I have a colleague who works and lives in the SF Bay Area who urgently needs to see a good endo who understands the importance of good control. The endo doesn't need to be a Bernstein devotee, but it would be good if they're at least a similar mindset re low carb and tight control.
My colleague just shared with me that she thinks she might be diabetic. She went to see her General Practitioner last week because she was feeling lousy (lots of classic symptoms - thirst, fatigue, etc.) The Dr. did a BG test and she was in the 300's. His response was to put her on 1000mg of Metformin and have her test her BG for a week.
I live on the other side of the country and was visiting our CA offices and just happened to have my Bayer A1c test kit with me. She had an A1c of 11.9%!! That translates into an average of 295mg/Dl!!
One of the other Dr's at her GP's office was quite cavalier and said as long as she's not in the 500's, there's nothing to worry about. I was stunned.

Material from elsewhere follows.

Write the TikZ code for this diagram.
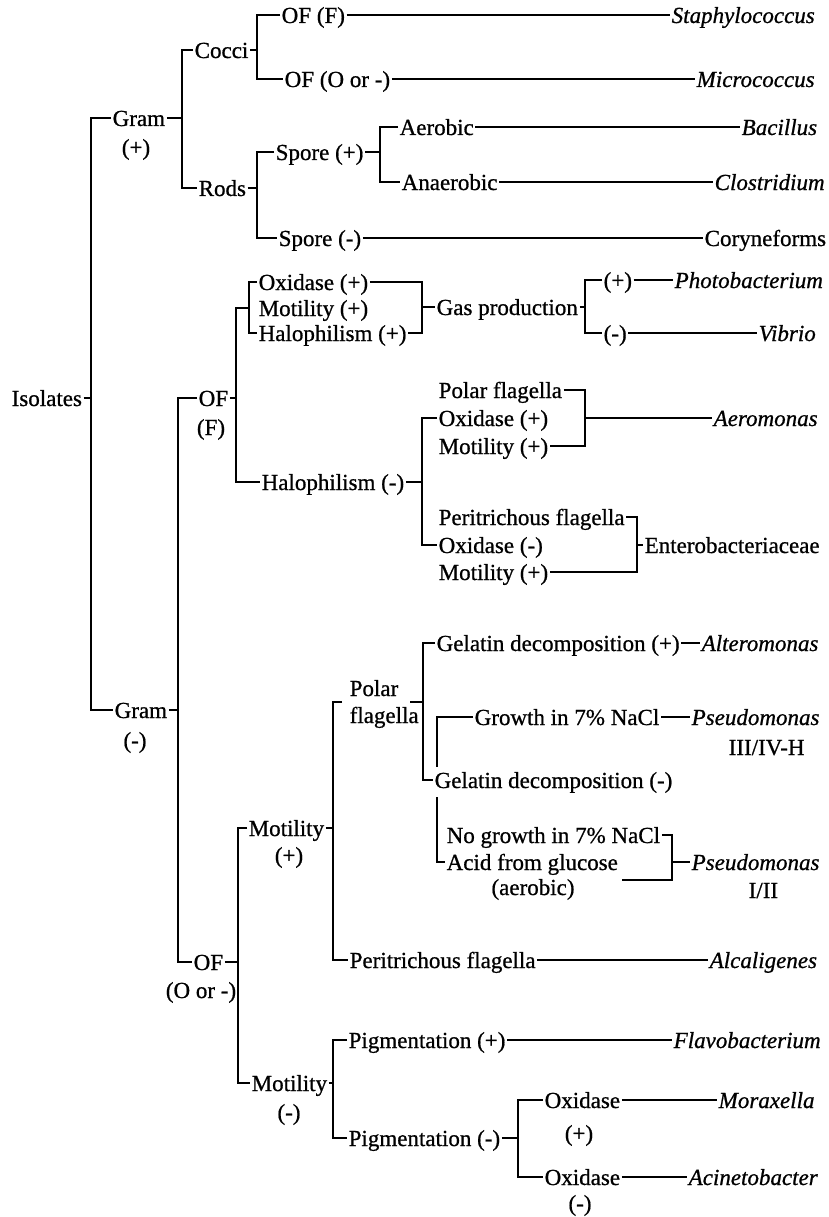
\documentclass[tikz,border=0pt]{standalone}
\usepackage{fontspec}
\setmainfont{Liberation Serif}[UprightFeatures={FakeBold=0.8},ItalicFeatures={FakeBold=0.8}]
\begin{document}
\begin{tikzpicture}[x=1pt,y=-1pt,
  lbl/.style={font=\fontsize{23}{26}\selectfont, inner xsep=1.5pt, inner ysep=0pt, text height=17pt, text depth=1pt, anchor=west},
  sub/.style={lbl, anchor=center},
  sp/.style={lbl, font=\fontsize{23}{26}\selectfont\itshape},
  con/.style={line width=2pt, line join=miter}]
\useasboundingbox (0,0) rectangle (828,1217);
% ---------- nodes ----------
\node[lbl] (iso) at (10,398) {Isolates};
\node[lbl] (gramP) at (111,118) {Gram};
\node[sub] (gramPs) at (136,147) {(+)};
\node[lbl] (gramN) at (113,710) {Gram};
\node[sub] (gramNs) at (135,740) {(-)};
\node[lbl] (cocci) at (193,50) {Cocci};
\node[lbl] (rods) at (197,188) {Rods};
\node[lbl] (ofF) at (280,15) {OF (F)};
\node[lbl] (ofO) at (283,79) {OF (O or -)};
\node[sp] (staph) at (670,15) {Staphylococcus};
\node[sp] (micro) at (695,79) {Micrococcus};
\node[lbl] (sporeP) at (274,152) {Spore (+)};
\node[lbl] (sporeN) at (277,238) {Spore (-)};
\node[lbl] (aer) at (398,127) {Aerobic};
\node[lbl] (anaer) at (400,182) {Anaerobic};
\node[sp] (bac) at (740,127) {Bacillus};
\node[sp] (clos) at (713,182) {Clostridium};
\node[lbl] (cory) at (703,238) {Coryneforms};
% OF (F)
\node[lbl] (ofFF) at (197,398) {OF};
\node[sub] (ofFFs) at (211,427) {(F)};
\node[lbl] (oxP) at (257,282) {Oxidase (+)};
\node[lbl] (motP) at (257,308) {Motility (+)};
\node[lbl] (halP) at (257,333) {Halophilism (+)};
\node[lbl] (gas) at (435,307) {Gas production};
\node[lbl] (plusG) at (602,280) {(+)};
\node[lbl] (minusG) at (602,333) {(-)};
\node[sp] (photo) at (673,280) {Photobacterium};
\node[sp] (vib) at (757,333) {Vibrio};
\node[lbl] (halN) at (260,482) {Halophilism (-)};
\node[lbl] (polF) at (437,390) {Polar flagella};
\node[lbl] (oxP2) at (437,418) {Oxidase (+)};
\node[lbl] (motP2) at (437,446) {Motility (+)};
\node[sp] (aero) at (712,418) {Aeromonas};
\node[lbl] (periF) at (437,517) {Peritrichous flagella};
\node[lbl] (oxN2) at (437,545) {Oxidase (-)};
\node[lbl] (motP3) at (437,572) {Motility (+)};
\node[lbl] (entero) at (643,545) {Enterobacteriaceae};
% OF (O or -)
\node[lbl] (ofOO) at (192,962) {OF};
\node[sub] (ofOOs) at (201,990) {(O or -)};
\node[lbl] (motPP) at (247,828) {Motility};
\node[sub] (motPPs) at (289,855) {(+)};
\node[lbl] (motNN) at (250,1083) {Motility};
\node[sub] (motNNs) at (289,1112) {(-)};
\node[lbl] (polar) at (348,688) {Polar};
\node[lbl] (flag) at (348,715) {flagella};
\node[lbl] (gelP) at (435,643) {Gelatin decomposition (+)};
\node[sp] (alter) at (700,643) {Alteromonas};
\node[lbl] (gelN) at (433,780) {Gelatin decomposition (-)};
\node[lbl] (growth) at (473,717) {Growth in 7\% NaCl};
\node[sp] (pseu1) at (690,717) {Pseudomonas};
\node[lbl] (pseu1s) at (727,747) {III/IV-H};
\node[lbl] (nog) at (445,835) {No growth in 7\% NaCl};
\node[lbl] (acid) at (445,862) {Acid from glucose};
\node[sub] (aerob) at (533,887) {(aerobic)};
\node[sp] (pseu2) at (690,862) {Pseudomonas};
\node[lbl] (pseu2s) at (747,890) {I/II};
\node[lbl] (periF2) at (348,960) {Peritrichous flagella};
\node[sp] (alcal) at (708,960) {Alcaligenes};
\node[lbl] (pigP) at (347,1040) {Pigmentation (+)};
\node[sp] (flavo) at (672,1040) {Flavobacterium};
\node[lbl] (pigN) at (347,1138) {Pigmentation (-)};
\node[lbl] (oxA) at (543,1100) {Oxidase};
\node[sub] (oxAs) at (579,1133) {(+)};
\node[lbl] (oxB) at (543,1177) {Oxidase};
\node[sub] (oxBs) at (580,1203) {(-)};
\node[sp] (mora) at (717,1100) {Moraxella};
\node[sp] (acin) at (687,1177) {Acinetobacter};
% ---------- junctions ----------
\coordinate (sIso) at (91,398);
\coordinate (sGP) at (182,118);
\coordinate (sGN) at (178,710);
\coordinate (sCo) at (257,50);
\coordinate (sRo) at (257,188);
\coordinate (sSp) at (380,152);
\coordinate (sOF) at (236,398);
\coordinate (jG1) at (249,308);
\coordinate (jG2) at (422,307);
\coordinate (sGas) at (585,307);
\coordinate (sHal) at (422,482);
\coordinate (jG3) at (585,418);
\coordinate (jG4) at (637,545);
\coordinate (sOFO) at (238,962);
\coordinate (sMP) at (333,828);
\coordinate (jPF) at (342,702);
\coordinate (sPF) at (423,702);
\coordinate (jPFe) at (410,702);
\coordinate (gA) at (437,767);
\coordinate (gB) at (437,797);
\coordinate (jAer) at (622,880);
\coordinate (jG5) at (672,862);
\coordinate (sMN) at (333,1083);
\coordinate (sPN) at (518,1138);
% ---------- connectors ----------
\draw[con] (iso.east) -- (sIso);
\draw[con] (gramP.west) -| (sIso) |- (gramN.west);
\draw[con] (gramP.east) -- (sGP);
\draw[con] (cocci.west) -| (sGP) |- (rods.west);
\draw[con] (cocci.east) -- (sCo);
\draw[con] (ofF.west) -| (sCo) |- (ofO.west);
\draw[con] (ofF.east) -- (staph.west);
\draw[con] (ofO.east) -- (micro.west);
\draw[con] (rods.east) -- (sRo);
\draw[con] (sporeP.west) -| (sRo) |- (sporeN.west);
\draw[con] (sporeP.east) -- (sSp);
\draw[con] (aer.west) -| (sSp) |- (anaer.west);
\draw[con] (aer.east) -- (bac.west);
\draw[con] (anaer.east) -- (clos.west);
\draw[con] (sporeN.east) -- (cory.west);
\draw[con] (gramN.east) -- (sGN);
\draw[con] (ofFF.west) -| (sGN) |- (ofOO.west);
\draw[con] (ofFF.east) -- (sOF);
\draw[con] (jG1) -| (sOF) |- (halN.west);
\draw[con] (oxP.west) -| (jG1) |- (halP.west);
\draw[con] (oxP.east) -| (jG2) |- (halP.east);
\draw[con] (jG2) -- (gas.west);
\draw[con] (gas.east) -- (sGas);
\draw[con] (plusG.west) -| (sGas) |- (minusG.west);
\draw[con] (plusG.east) -- (photo.west);
\draw[con] (minusG.east) -- (vib.west);
\draw[con] (halN.east) -- (sHal);
\draw[con] (oxP2.west) -| (sHal) |- (oxN2.west);
\draw[con] (polF.east) -| (jG3) |- (motP2.east);
\draw[con] (jG3) -- (aero.west);
\draw[con] (periF.east) -| (jG4) |- (motP3.east);
\draw[con] (jG4) -- (entero.west);
\draw[con] (ofOO.east) -- (sOFO);
\draw[con] (motPP.west) -| (sOFO) |- (motNN.west);
\draw[con] (motPP.east) -- (sMP);
\draw[con] (jPF) -| (sMP) |- (periF2.west);
\draw[con] (jPFe) -- (sPF);
\draw[con] (gelP.west) -| (sPF) |- (gelN.west);
\draw[con] (gelP.east) -- (alter.west);
\draw[con] (growth.west) -| (gA);
\draw[con] (gB) |- (acid.west);
\draw[con] (growth.east) -- (pseu1.west);
\draw[con] (nog.east) -| (jG5) |- (jAer);
\draw[con] (jG5) -- (pseu2.west);
\draw[con] (periF2.east) -- (alcal.west);
\draw[con] (motNN.east) -- (sMN);
\draw[con] (pigP.west) -| (sMN) |- (pigN.west);
\draw[con] (pigP.east) -- (flavo.west);
\draw[con] (pigN.east) -- (sPN);
\draw[con] (oxA.west) -| (sPN) |- (oxB.west);
\draw[con] (oxA.east) -- (mora.west);
\draw[con] (oxB.east) -- (acin.west);
\end{tikzpicture}
\end{document}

I need your help in recommending an endo that can get her the treatment she needs immediately.
join this group and ask them
let me know if you don't hear back
Wow, I'm stunned too. How do these people get medical degrees? If I were her I would test myself for ketones and go to an er for a work up. She could be going into dka soon etc. I hope you find someone for her. I'm in NY and don't know of that many endos.
Indeed. The level of ignorance and prejudice about diabetes within the medical community never ceases to amaze me.
Christopher, I also posted in the SF Bay Area group, but am posting here, too. Let us know where your colleague lives and we may be able to help. I have a good endo in Walnut Creek (SF East Bay), but she is with Kaiser. Also, you may want to suggest that your colleague get tested to see if she has Type 1 diabetes. Type 1 can be slower onset in adults, but it is crucial to be treated correctly (exogenous insulin) and not with drugs only appropriate for Type 2 diabetes. Type 1 autoimmune diabetes can be distinguished by autoantibody tests (glutamic acid decarboxylase autoantibodies (GAD), islet cell cytoplasmic autoantibodies (ICA), insulinoma-associated 2 autoantibodies (IA-2), and zinc transporter 8 autoantibodies (ZnT8). It is important to get the full suite of autoantibody tests, not just GAD. I write about autoantibody testing in this blog. I also wrote my top ten tips for the newly diagnosed adult. I hope these are helpful.
Thanks. She's in the San Jose area. Yes, I actually forwarded your post "Positive Autoantibody Tests Indicate Type 1 Autoimmune Diabetes" to her. I myself was initially misdiagnosed as a Type 2, so I urged her to get the anti-body tests done too.